Many students agree. “I’ve been in breakout rooms that were awesome, but I’ve also been in some frustrating situations where getting work done was extremely difficult,” Eldridge said.
But what happens when these tools don’t work? When a student or teacher’s wifi starts to act up? For students, wifi issues and glitches presented online have proven to be a problem. Many students, including sophomore Sofia Romero, have faced wifi problems.
“Once or twice we’ve had to start class late because the teacher’s wifi was bad. It also makes it harder to focus if a teacher had bad wifi that affects their image and sound quality,” Romero said.
“Sometimes Canvas doesn’t work and I can’t submit my work. I would submit the work but it wouldn’t get through or the screen would not load at all,” sophomore Ahnes Kim said. These issues pose a problem, but there is not really a solution for most wifi issues. Sometimes wifi issues are regional problems, leading many teachers to sympathize with students who have wifi issues.
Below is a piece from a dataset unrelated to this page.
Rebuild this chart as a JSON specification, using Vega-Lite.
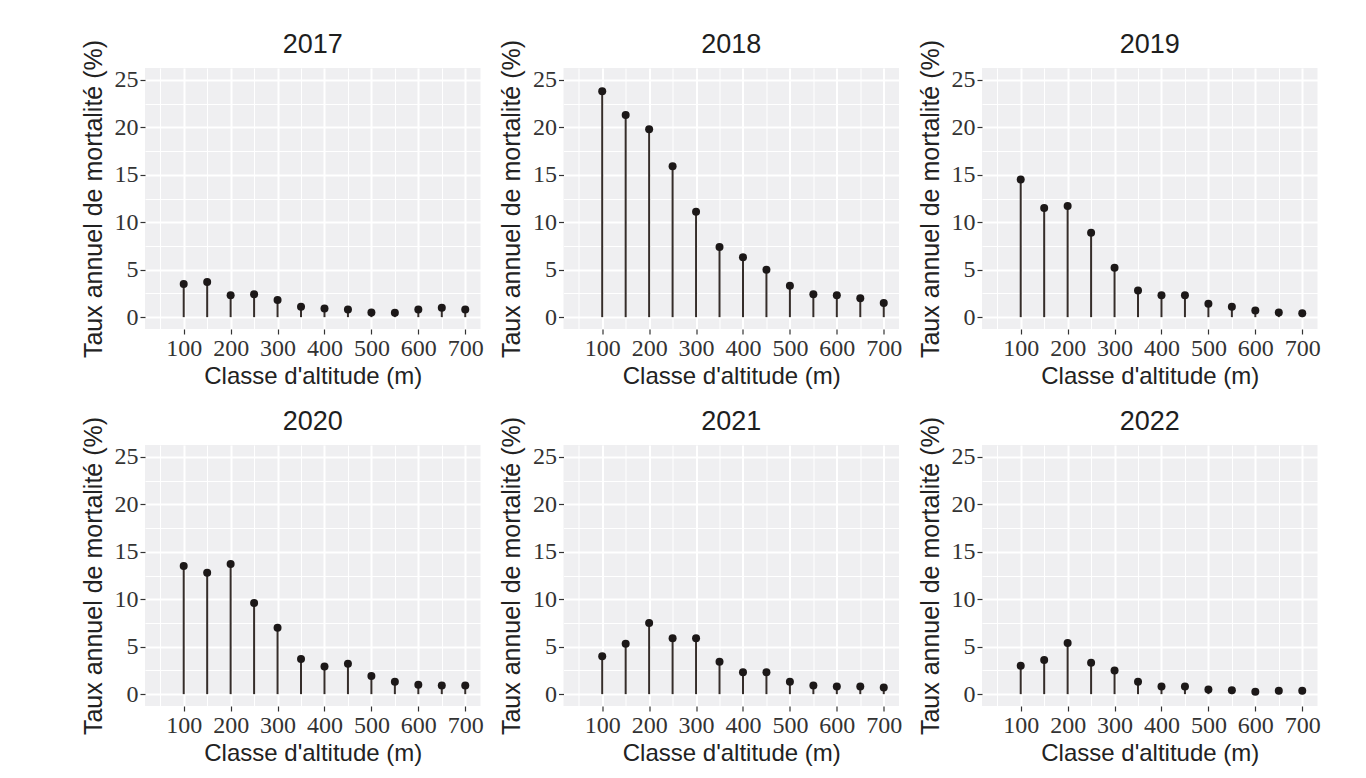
{
  "$schema": "https://vega.github.io/schema/vega-lite/v6.json",
  "background": "white",
  "padding": {"left": 80, "top": 31, "right": 10, "bottom": 10},
  "datasets": {
    "d": [
      {"year": "2017", "alt": 100, "taux": 3.5}, {"year": "2017", "alt": 150, "taux": 3.7}, {"year": "2017", "alt": 200, "taux": 2.3}, {"year": "2017", "alt": 250, "taux": 2.4}, {"year": "2017", "alt": 300, "taux": 1.8}, {"year": "2017", "alt": 350, "taux": 1.1}, {"year": "2017", "alt": 400, "taux": 0.9}, {"year": "2017", "alt": 450, "taux": 0.8}, {"year": "2017", "alt": 500, "taux": 0.5}, {"year": "2017", "alt": 550, "taux": 0.45}, {"year": "2017", "alt": 600, "taux": 0.8}, {"year": "2017", "alt": 650, "taux": 1.0}, {"year": "2017", "alt": 700, "taux": 0.8},
      {"year": "2018", "alt": 100, "taux": 23.8}, {"year": "2018", "alt": 150, "taux": 21.3}, {"year": "2018", "alt": 200, "taux": 19.8}, {"year": "2018", "alt": 250, "taux": 15.9}, {"year": "2018", "alt": 300, "taux": 11.1}, {"year": "2018", "alt": 350, "taux": 7.4}, {"year": "2018", "alt": 400, "taux": 6.3}, {"year": "2018", "alt": 450, "taux": 5.0}, {"year": "2018", "alt": 500, "taux": 3.3}, {"year": "2018", "alt": 550, "taux": 2.4}, {"year": "2018", "alt": 600, "taux": 2.3}, {"year": "2018", "alt": 650, "taux": 2.0}, {"year": "2018", "alt": 700, "taux": 1.5},
      {"year": "2019", "alt": 100, "taux": 14.5}, {"year": "2019", "alt": 150, "taux": 11.5}, {"year": "2019", "alt": 200, "taux": 11.7}, {"year": "2019", "alt": 250, "taux": 8.9}, {"year": "2019", "alt": 300, "taux": 5.2}, {"year": "2019", "alt": 350, "taux": 2.8}, {"year": "2019", "alt": 400, "taux": 2.3}, {"year": "2019", "alt": 450, "taux": 2.3}, {"year": "2019", "alt": 500, "taux": 1.4}, {"year": "2019", "alt": 550, "taux": 1.1}, {"year": "2019", "alt": 600, "taux": 0.7}, {"year": "2019", "alt": 650, "taux": 0.5}, {"year": "2019", "alt": 700, "taux": 0.4},
      {"year": "2020", "alt": 100, "taux": 13.5}, {"year": "2020", "alt": 150, "taux": 12.8}, {"year": "2020", "alt": 200, "taux": 13.7}, {"year": "2020", "alt": 250, "taux": 9.6}, {"year": "2020", "alt": 300, "taux": 7.0}, {"year": "2020", "alt": 350, "taux": 3.7}, {"year": "2020", "alt": 400, "taux": 2.9}, {"year": "2020", "alt": 450, "taux": 3.2}, {"year": "2020", "alt": 500, "taux": 1.9}, {"year": "2020", "alt": 550, "taux": 1.3}, {"year": "2020", "alt": 600, "taux": 1.0}, {"year": "2020", "alt": 650, "taux": 0.9}, {"year": "2020", "alt": 700, "taux": 0.9},
      {"year": "2021", "alt": 100, "taux": 4.0}, {"year": "2021", "alt": 150, "taux": 5.3}, {"year": "2021", "alt": 200, "taux": 7.5}, {"year": "2021", "alt": 250, "taux": 5.9}, {"year": "2021", "alt": 300, "taux": 5.9}, {"year": "2021", "alt": 350, "taux": 3.4}, {"year": "2021", "alt": 400, "taux": 2.3}, {"year": "2021", "alt": 450, "taux": 2.3}, {"year": "2021", "alt": 500, "taux": 1.3}, {"year": "2021", "alt": 550, "taux": 0.9}, {"year": "2021", "alt": 600, "taux": 0.8}, {"year": "2021", "alt": 650, "taux": 0.8}, {"year": "2021", "alt": 700, "taux": 0.7},
      {"year": "2022", "alt": 100, "taux": 3.0}, {"year": "2022", "alt": 150, "taux": 3.6}, {"year": "2022", "alt": 200, "taux": 5.4}, {"year": "2022", "alt": 250, "taux": 3.3}, {"year": "2022", "alt": 300, "taux": 2.5}, {"year": "2022", "alt": 350, "taux": 1.3}, {"year": "2022", "alt": 400, "taux": 0.8}, {"year": "2022", "alt": 450, "taux": 0.8}, {"year": "2022", "alt": 500, "taux": 0.5}, {"year": "2022", "alt": 550, "taux": 0.4}, {"year": "2022", "alt": 600, "taux": 0.25}, {"year": "2022", "alt": 650, "taux": 0.35}, {"year": "2022", "alt": 700, "taux": 0.35}
    ]
  },
  "data": {"name": "d"},
  "columns": 3,
  "spacing": {"row": 116, "column": 82.5},
  "bounds": "flush",
  "concat": [
    {"title": {"text": "2017"}, "width": 335.5, "height": 261, "transform": [{"filter": "datum.year == '2017'"}],
     "encoding": {
       "x": {"field": "alt", "type": "quantitative", "scale": {"domain": [17.5, 732.5], "nice": false, "zero": false}, "axis": {"values": [50,100,150,200,250,300,350,400,450,500,550,600,650,700], "labelExpr": "datum.value % 100 === 0 ? format(datum.value, 'd') : ''", "title": "Classe d'altitude (m)", "gridWidth": {"condition": {"test": "datum.value % 100 === 0", "value": 2}, "value": 1}, "tickOpacity": {"condition": {"test": "datum.value % 100 === 0", "value": 1}, "value": 0}}},
       "y": {"field": "taux", "type": "quantitative", "scale": {"domain": [-1.25, 26.25], "nice": false, "zero": false}, "axis": {"values": [0,2.5,5,7.5,10,12.5,15,17.5,20,22.5,25], "labelExpr": "datum.value % 5 === 0 ? format(datum.value, 'd') : ''", "title": "Taux annuel de mortalité (%)", "gridWidth": {"condition": {"test": "datum.value % 5 === 0", "value": 2}, "value": 1}, "tickOpacity": {"condition": {"test": "datum.value % 5 === 0", "value": 1}, "value": 0}}}
     },
     "layer": [
       {"mark": {"type": "rule", "color": "#352d2a", "strokeWidth": 2}, "encoding": {"y2": {"datum": 0}}},
       {"mark": {"type": "circle", "size": 64, "color": "#1c1818", "opacity": 1}, "encoding": {}}
     ]},
    {"title": {"text": "2018"}, "width": 335.5, "height": 261, "transform": [{"filter": "datum.year == '2018'"}],
     "encoding": {
       "x": {"field": "alt", "type": "quantitative", "scale": {"domain": [17.5, 732.5], "nice": false, "zero": false}, "axis": {"values": [50,100,150,200,250,300,350,400,450,500,550,600,650,700], "labelExpr": "datum.value % 100 === 0 ? format(datum.value, 'd') : ''", "title": "Classe d'altitude (m)", "gridWidth": {"condition": {"test": "datum.value % 100 === 0", "value": 2}, "value": 1}, "tickOpacity": {"condition": {"test": "datum.value % 100 === 0", "value": 1}, "value": 0}}},
       "y": {"field": "taux", "type": "quantitative", "scale": {"domain": [-1.25, 26.25], "nice": false, "zero": false}, "axis": {"values": [0,2.5,5,7.5,10,12.5,15,17.5,20,22.5,25], "labelExpr": "datum.value % 5 === 0 ? format(datum.value, 'd') : ''", "title": "Taux annuel de mortalité (%)", "gridWidth": {"condition": {"test": "datum.value % 5 === 0", "value": 2}, "value": 1}, "tickOpacity": {"condition": {"test": "datum.value % 5 === 0", "value": 1}, "value": 0}}}
     },
     "layer": [
       {"mark": {"type": "rule", "color": "#352d2a", "strokeWidth": 2}, "encoding": {"y2": {"datum": 0}}},
       {"mark": {"type": "circle", "size": 64, "color": "#1c1818", "opacity": 1}, "encoding": {}}
     ]},
    {"title": {"text": "2019"}, "width": 335.5, "height": 261, "transform": [{"filter": "datum.year == '2019'"}],
     "encoding": {
       "x": {"field": "alt", "type": "quantitative", "scale": {"domain": [17.5, 732.5], "nice": false, "zero": false}, "axis": {"values": [50,100,150,200,250,300,350,400,450,500,550,600,650,700], "labelExpr": "datum.value % 100 === 0 ? format(datum.value, 'd') : ''", "title": "Classe d'altitude (m)", "gridWidth": {"condition": {"test": "datum.value % 100 === 0", "value": 2}, "value": 1}, "tickOpacity": {"condition": {"test": "datum.value % 100 === 0", "value": 1}, "value": 0}}},
       "y": {"field": "taux", "type": "quantitative", "scale": {"domain": [-1.25, 26.25], "nice": false, "zero": false}, "axis": {"values": [0,2.5,5,7.5,10,12.5,15,17.5,20,22.5,25], "labelExpr": "datum.value % 5 === 0 ? format(datum.value, 'd') : ''", "title": "Taux annuel de mortalité (%)", "gridWidth": {"condition": {"test": "datum.value % 5 === 0", "value": 2}, "value": 1}, "tickOpacity": {"condition": {"test": "datum.value % 5 === 0", "value": 1}, "value": 0}}}
     },
     "layer": [
       {"mark": {"type": "rule", "color": "#352d2a", "strokeWidth": 2}, "encoding": {"y2": {"datum": 0}}},
       {"mark": {"type": "circle", "size": 64, "color": "#1c1818", "opacity": 1}, "encoding": {}}
     ]},
    {"title": {"text": "2020"}, "width": 335.5, "height": 261, "transform": [{"filter": "datum.year == '2020'"}],
     "encoding": {
       "x": {"field": "alt", "type": "quantitative", "scale": {"domain": [17.5, 732.5], "nice": false, "zero": false}, "axis": {"values": [50,100,150,200,250,300,350,400,450,500,550,600,650,700], "labelExpr": "datum.value % 100 === 0 ? format(datum.value, 'd') : ''", "title": "Classe d'altitude (m)", "gridWidth": {"condition": {"test": "datum.value % 100 === 0", "value": 2}, "value": 1}, "tickOpacity": {"condition": {"test": "datum.value % 100 === 0", "value": 1}, "value": 0}}},
       "y": {"field": "taux", "type": "quantitative", "scale": {"domain": [-1.25, 26.25], "nice": false, "zero": false}, "axis": {"values": [0,2.5,5,7.5,10,12.5,15,17.5,20,22.5,25], "labelExpr": "datum.value % 5 === 0 ? format(datum.value, 'd') : ''", "title": "Taux annuel de mortalité (%)", "gridWidth": {"condition": {"test": "datum.value % 5 === 0", "value": 2}, "value": 1}, "tickOpacity": {"condition": {"test": "datum.value % 5 === 0", "value": 1}, "value": 0}}}
     },
     "layer": [
       {"mark": {"type": "rule", "color": "#352d2a", "strokeWidth": 2}, "encoding": {"y2": {"datum": 0}}},
       {"mark": {"type": "circle", "size": 64, "color": "#1c1818", "opacity": 1}, "encoding": {}}
     ]},
    {"title": {"text": "2021"}, "width": 335.5, "height": 261, "transform": [{"filter": "datum.year == '2021'"}],
     "encoding": {
       "x": {"field": "alt", "type": "quantitative", "scale": {"domain": [17.5, 732.5], "nice": false, "zero": false}, "axis": {"values": [50,100,150,200,250,300,350,400,450,500,550,600,650,700], "labelExpr": "datum.value % 100 === 0 ? format(datum.value, 'd') : ''", "title": "Classe d'altitude (m)", "gridWidth": {"condition": {"test": "datum.value % 100 === 0", "value": 2}, "value": 1}, "tickOpacity": {"condition": {"test": "datum.value % 100 === 0", "value": 1}, "value": 0}}},
       "y": {"field": "taux", "type": "quantitative", "scale": {"domain": [-1.25, 26.25], "nice": false, "zero": false}, "axis": {"values": [0,2.5,5,7.5,10,12.5,15,17.5,20,22.5,25], "labelExpr": "datum.value % 5 === 0 ? format(datum.value, 'd') : ''", "title": "Taux annuel de mortalité (%)", "gridWidth": {"condition": {"test": "datum.value % 5 === 0", "value": 2}, "value": 1}, "tickOpacity": {"condition": {"test": "datum.value % 5 === 0", "value": 1}, "value": 0}}}
     },
     "layer": [
       {"mark": {"type": "rule", "color": "#352d2a", "strokeWidth": 2}, "encoding": {"y2": {"datum": 0}}},
       {"mark": {"type": "circle", "size": 64, "color": "#1c1818", "opacity": 1}, "encoding": {}}
     ]},
    {"title": {"text": "2022"}, "width": 335.5, "height": 261, "transform": [{"filter": "datum.year == '2022'"}],
     "encoding": {
       "x": {"field": "alt", "type": "quantitative", "scale": {"domain": [17.5, 732.5], "nice": false, "zero": false}, "axis": {"values": [50,100,150,200,250,300,350,400,450,500,550,600,650,700], "labelExpr": "datum.value % 100 === 0 ? format(datum.value, 'd') : ''", "title": "Classe d'altitude (m)", "gridWidth": {"condition": {"test": "datum.value % 100 === 0", "value": 2}, "value": 1}, "tickOpacity": {"condition": {"test": "datum.value % 100 === 0", "value": 1}, "value": 0}}},
       "y": {"field": "taux", "type": "quantitative", "scale": {"domain": [-1.25, 26.25], "nice": false, "zero": false}, "axis": {"values": [0,2.5,5,7.5,10,12.5,15,17.5,20,22.5,25], "labelExpr": "datum.value % 5 === 0 ? format(datum.value, 'd') : ''", "title": "Taux annuel de mortalité (%)", "gridWidth": {"condition": {"test": "datum.value % 5 === 0", "value": 2}, "value": 1}, "tickOpacity": {"condition": {"test": "datum.value % 5 === 0", "value": 1}, "value": 0}}}
     },
     "layer": [
       {"mark": {"type": "rule", "color": "#352d2a", "strokeWidth": 2}, "encoding": {"y2": {"datum": 0}}},
       {"mark": {"type": "circle", "size": 64, "color": "#1c1818", "opacity": 1}, "encoding": {}}
     ]}
  ],
  "config": {
    "font": "Liberation Sans",
    "view": {"fill": "#efeff1", "stroke": null},
    "title": {"fontSize": 27, "fontWeight": "normal", "color": "#1e1e1e", "font": "Liberation Sans", "anchor": "middle", "offset": -20, "frame": "group"},
    "axis": {
      "domain": false,
      "labelFont": "Liberation Sans Narrow",
      "labelFontSize": 24,
      "labelColor": "#333333",
      "labelPadding": 2,
      "labelOverlap": false,
      "labelFlush": false,
      "titleFont": "Liberation Sans",
      "titleFontWeight": "normal",
      "titleColor": "#222222",
      "gridColor": "#ffffff",
      "gridOpacity": 1,
      "tickColor": "#333333",
      "tickSize": 5,
      "tickWidth": 1.2
    },
    "axisX": {"titlePadding": 4, "titleFontSize": 24},
    "axisY": {"titlePadding": 8, "titleFontSize": 25}
  }
}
Still, many students miss the old learning environment. It has been hard for them to feel like they are a part of something bigger. “It’s hard to feel connected because we normally don’t have our cameras on and online speaking and presentations are odd,” Sam Sirianni, freshman, said.
Many students do not turn on their cameras and barely participate in class, despite many agreeing that classes where students can see each other make them feel more comfortable because “interacting one-on-one with cameras is as close to in-person learning as you can get,” GT Research teacher, Mr. Eckert, said.
“I would feel more connected to school by going [in-person],” Ahnes Kim said, although it will still be up to a month before students return to hybrid learning.
Students are extremely thankful for their teachers’ dedication. “We are so blessed to have such amazing teachers at MRHS, and I feel lucky to know that they care so much for their students,” Eldridge said.
“I feel like teachers are doing a great job with what they’re given, I’m only suggesting tiny improvements that would add much to how crazy effective and efficient the teachers are running their virtual classes,” Obitz said.